The SEC said in its civil complaint filed in San Francisco late on Thursday that from April 2014 to May 2015, Volkswagen issued more than $13 billion in bonds and asset-backed securities in US markets at a time when senior executives knew that more than 500,000 US diesel vehicles grossly exceeded legal vehicle emissions limits.

Volkswagen “reaped hundreds of millions of dollars in benefit by issuing the securities at more attractive rates for the company,” the SEC said, adding VW “repeatedly lied to and misled United States investors, consumers, and regulators as part of an illegal scheme to sell its purportedly ‘clean diesel’ cars and billions of dollars of corporate bonds and other securities in the United States.”

The suit seeks to bar Mr Winterkorn from serving as an officer or director of a public US company and recover “ill-gotten gains” along with civil penalties and interest.

Mr Winterkorn, who resigned days after the scandal became public in September 2015, was charged by U.S. prosecutors in 2018 and accused of conspiring to cover up the German automaker’s diesel emissions cheating.

He remains in Germany.

VW responds

Volkswagen said in a statement the SEC complaint “is legally and factually flawed, and Volkswagen will contest it vigorously. The SEC has brought an unprecedented complaint over securities sold only to sophisticated investors who were not harmed and received all payments of interest and principal in full and on time.”

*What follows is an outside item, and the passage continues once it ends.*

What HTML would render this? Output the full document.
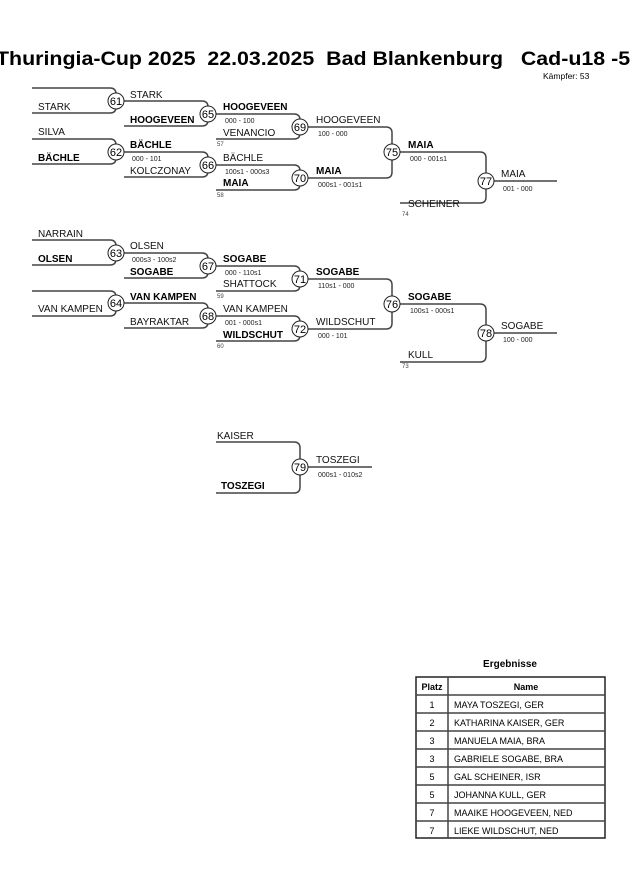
<!DOCTYPE html>
<html><head><meta charset="utf-8"><style>
body{margin:0;background:#fff;}
svg{display:block;font-family:"Liberation Sans",Arial,sans-serif;}
.n{font-size:10px;fill:#111;}
.b{font-size:10px;font-weight:bold;fill:#000;}
.s{font-size:7px;fill:#222;}
.t{font-size:6px;fill:#444;}
.c{font-size:11px;fill:#000;text-anchor:middle;}
path,line{stroke:#444;stroke-width:1.5;fill:none;}
circle{stroke:#222;stroke-width:1;fill:#fff;}
</style></head><body>
<svg width="630" height="891" viewBox="0 0 630 891">
<text x="-4" y="65" font-size="19" font-weight="bold" style="white-space:pre" xml:space="preserve" textLength="646" lengthAdjust="spacingAndGlyphs">Thuringia-Cup 2025  22.03.2025  Bad Blankenburg   Cad-u18 -57</text>
<text x="543" y="79" font-size="8.5">Kämpfer: 53</text>

<path d="M32 88 H110 Q116 88 116 94 V107 Q116 113 110 113 H32"/>
<path d="M32 139 H110 Q116 139 116 145 V158 Q116 164 110 164 H32"/>
<path d="M32 240 H110 Q116 240 116 246 V259 Q116 265 110 265 H32"/>
<path d="M32 291 H110 Q116 291 116 297 V310 Q116 316 110 316 H32"/>
<path d="M124 101 H202 Q208 101 208 107 V120 Q208 126 202 126 H124"/>
<path d="M124 152 H202 Q208 152 208 158 V171 Q208 177 202 177 H124"/>
<path d="M124 253 H202 Q208 253 208 259 V272 Q208 278 202 278 H124"/>
<path d="M124 303 H202 Q208 303 208 309 V322 Q208 328 202 328 H124"/>
<path d="M216 114 H294 Q300 114 300 120 V133 Q300 139 294 139 H216"/>
<path d="M216 165 H294 Q300 165 300 171 V184 Q300 190 294 190 H216"/>
<path d="M216 266 H294 Q300 266 300 272 V285 Q300 291 294 291 H216"/>
<path d="M216 316 H294 Q300 316 300 322 V335 Q300 341 294 341 H216"/>
<path d="M216 442 H294 Q300 442 300 448 V487 Q300 493 294 493 H216"/>
<path d="M308 127 H386 Q392 127 392 133 V172 Q392 178 386 178 H308"/>
<path d="M308 279 H386 Q392 279 392 285 V323 Q392 329 386 329 H308"/>
<path d="M400 152 H480 Q486 152 486 158 V197 Q486 203 480 203 H400"/>
<path d="M400 304 H480 Q486 304 486 310 V356 Q486 362 480 362 H400"/>
<line x1="494" y1="181" x2="557" y2="181"/>
<line x1="494" y1="333" x2="557" y2="333"/>
<line x1="308" y1="467" x2="372" y2="467"/>

<g>
<circle cx="116" cy="101" r="8"/><text class="c" x="116" y="105">61</text>
<circle cx="116" cy="152" r="8"/><text class="c" x="116" y="156">62</text>
<circle cx="116" cy="253" r="8"/><text class="c" x="116" y="257">63</text>
<circle cx="116" cy="303" r="8"/><text class="c" x="116" y="307">64</text>
<circle cx="208" cy="114" r="8"/><text class="c" x="208" y="118">65</text>
<circle cx="208" cy="165" r="8"/><text class="c" x="208" y="169">66</text>
<circle cx="208" cy="266" r="8"/><text class="c" x="208" y="270">67</text>
<circle cx="208" cy="316" r="8"/><text class="c" x="208" y="320">68</text>
<circle cx="300" cy="127" r="8"/><text class="c" x="300" y="131">69</text>
<circle cx="300" cy="178" r="8"/><text class="c" x="300" y="182">70</text>
<circle cx="300" cy="279" r="8"/><text class="c" x="300" y="283">71</text>
<circle cx="300" cy="329" r="8"/><text class="c" x="300" y="333">72</text>
<circle cx="300" cy="467" r="8"/><text class="c" x="300" y="471">79</text>
<circle cx="392" cy="152" r="8"/><text class="c" x="392" y="156">75</text>
<circle cx="392" cy="304" r="8"/><text class="c" x="392" y="308">76</text>
<circle cx="486" cy="181" r="8"/><text class="c" x="486" y="185">77</text>
<circle cx="486" cy="333" r="8"/><text class="c" x="486" y="337">78</text>
</g>

<text class="n" x="38" y="110">STARK</text>
<text class="n" x="38" y="135">SILVA</text>
<text class="b" x="38" y="161">BÄCHLE</text>
<text class="n" x="38" y="237">NARRAIN</text>
<text class="b" x="38" y="262">OLSEN</text>
<text class="n" x="38" y="312">VAN KAMPEN</text>
<text class="n" x="130" y="98">STARK</text>
<text class="b" x="130" y="123">HOOGEVEEN</text>
<text class="b" x="130" y="148">BÄCHLE</text>
<text class="s" x="132" y="161">000 - 101</text>
<text class="n" x="130" y="174">KOLCZONAY</text>
<text class="n" x="130" y="249">OLSEN</text>
<text class="s" x="132" y="262">000s3 - 100s2</text>
<text class="b" x="130" y="275">SOGABE</text>
<text class="b" x="130" y="300">VAN KAMPEN</text>
<text class="n" x="130" y="325">BAYRAKTAR</text>
<text class="b" x="223" y="110">HOOGEVEEN</text>
<text class="s" x="225" y="123">000 - 100</text>
<text class="n" x="223" y="136">VENANCIO</text>
<text class="t" x="217" y="146">57</text>
<text class="n" x="223" y="161">BÄCHLE</text>
<text class="s" x="225" y="174">100s1 - 000s3</text>
<text class="b" x="223" y="186">MAIA</text>
<text class="t" x="217" y="197">58</text>
<text class="b" x="223" y="262">SOGABE</text>
<text class="s" x="225" y="275">000 - 110s1</text>
<text class="n" x="223" y="287">SHATTOCK</text>
<text class="t" x="217" y="298">59</text>
<text class="n" x="223" y="312">VAN KAMPEN</text>
<text class="s" x="225" y="325">001 - 000s1</text>
<text class="b" x="223" y="338">WILDSCHUT</text>
<text class="t" x="217" y="348">60</text>
<text class="n" x="217" y="439">KAISER</text>
<text class="b" x="221" y="489">TOSZEGI</text>
<text class="n" x="316" y="123">HOOGEVEEN</text>
<text class="s" x="318" y="136">100 - 000</text>
<text class="b" x="316" y="174">MAIA</text>
<text class="s" x="318" y="187">000s1 - 001s1</text>
<text class="b" x="316" y="275">SOGABE</text>
<text class="s" x="318" y="288">110s1 - 000</text>
<text class="n" x="316" y="325">WILDSCHUT</text>
<text class="s" x="318" y="338">000 - 101</text>
<text class="n" x="316" y="463">TOSZEGI</text>
<text class="s" x="318" y="477">000s1 - 010s2</text>
<text class="b" x="408" y="148">MAIA</text>
<text class="s" x="410" y="161">000 - 001s1</text>
<text class="n" x="408" y="207">SCHEINER</text>
<text class="t" x="402" y="216">74</text>
<text class="b" x="408" y="300">SOGABE</text>
<text class="s" x="410" y="313">100s1 - 000s1</text>
<text class="n" x="408" y="358">KULL</text>
<text class="t" x="402" y="368">73</text>
<text class="n" x="501" y="177">MAIA</text>
<text class="s" x="503" y="191">001 - 000</text>
<text class="n" x="501" y="329">SOGABE</text>
<text class="s" x="503" y="342">100 - 000</text>

<text x="510" y="667" font-size="10" font-weight="bold" text-anchor="middle">Ergebnisse</text>
<rect x="416" y="677" width="189" height="161" fill="none" stroke="#222" stroke-width="1.5"/>
<g style="stroke:#222;stroke-width:1">
<line x1="448" y1="677" x2="448" y2="838"/>
<line x1="416" y1="695" x2="605" y2="695"/>
<line x1="416" y1="713" x2="605" y2="713"/>
<line x1="416" y1="731" x2="605" y2="731"/>
<line x1="416" y1="749" x2="605" y2="749"/>
<line x1="416" y1="767" x2="605" y2="767"/>
<line x1="416" y1="785" x2="605" y2="785"/>
<line x1="416" y1="803" x2="605" y2="803"/>
<line x1="416" y1="821" x2="605" y2="821"/>
</g>
<g font-size="9">
<text x="432" y="690" font-weight="bold" text-anchor="middle">Platz</text>
<text x="526" y="690" font-weight="bold" text-anchor="middle">Name</text>
<text x="432" y="708" text-anchor="middle">1</text><text x="454" y="708">MAYA TOSZEGI, GER</text>
<text x="432" y="726" text-anchor="middle">2</text><text x="454" y="726">KATHARINA KAISER, GER</text>
<text x="432" y="744" text-anchor="middle">3</text><text x="454" y="744">MANUELA MAIA, BRA</text>
<text x="432" y="762" text-anchor="middle">3</text><text x="454" y="762">GABRIELE SOGABE, BRA</text>
<text x="432" y="780" text-anchor="middle">5</text><text x="454" y="780">GAL SCHEINER, ISR</text>
<text x="432" y="798" text-anchor="middle">5</text><text x="454" y="798">JOHANNA KULL, GER</text>
<text x="432" y="816" text-anchor="middle">7</text><text x="454" y="816">MAAIKE HOOGEVEEN, NED</text>
<text x="432" y="834" text-anchor="middle">7</text><text x="454" y="834">LIEKE WILDSCHUT, NED</text>
</g>
</svg>
</body></html>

The carmaker added that the SEC “does not charge that any person involved in the bond issuance knew that Volkswagen diesel vehicles did not comply with US emissions rules when these securities were sold” but repeats claims about Mr Winterkorn “who played no part in the sales”.

A lawyer for Mr Winterkorn could not immediately be reached early on Friday.

Volkswagen has agreed to pay more than $25 billion in the United States in connection with the three-and-a-half-year old scandal, paying claims from owners, environmental regulators, states and dealers, and has offered to buy back about 500,000 polluting US vehicles. That figure included $4.3 billion in U.S. criminal and civil fines.

But the SEC said VW “has never repaid the hundreds of millions of dollars in benefit it fraudulently obtained.”

VW admitted in September 2015 to secretly installing software in 500,000 US vehicles to cheat government exhaust emissions tests and pleaded guilty in 2017 to felony charges. In total, 13 people have been charged in the United States, including Mr Winterkorn and four Audi managers.

The SEC action also names Volkswagen arm VW Credit and Volkswagen Group of America Finance, the entity used to sell the securities.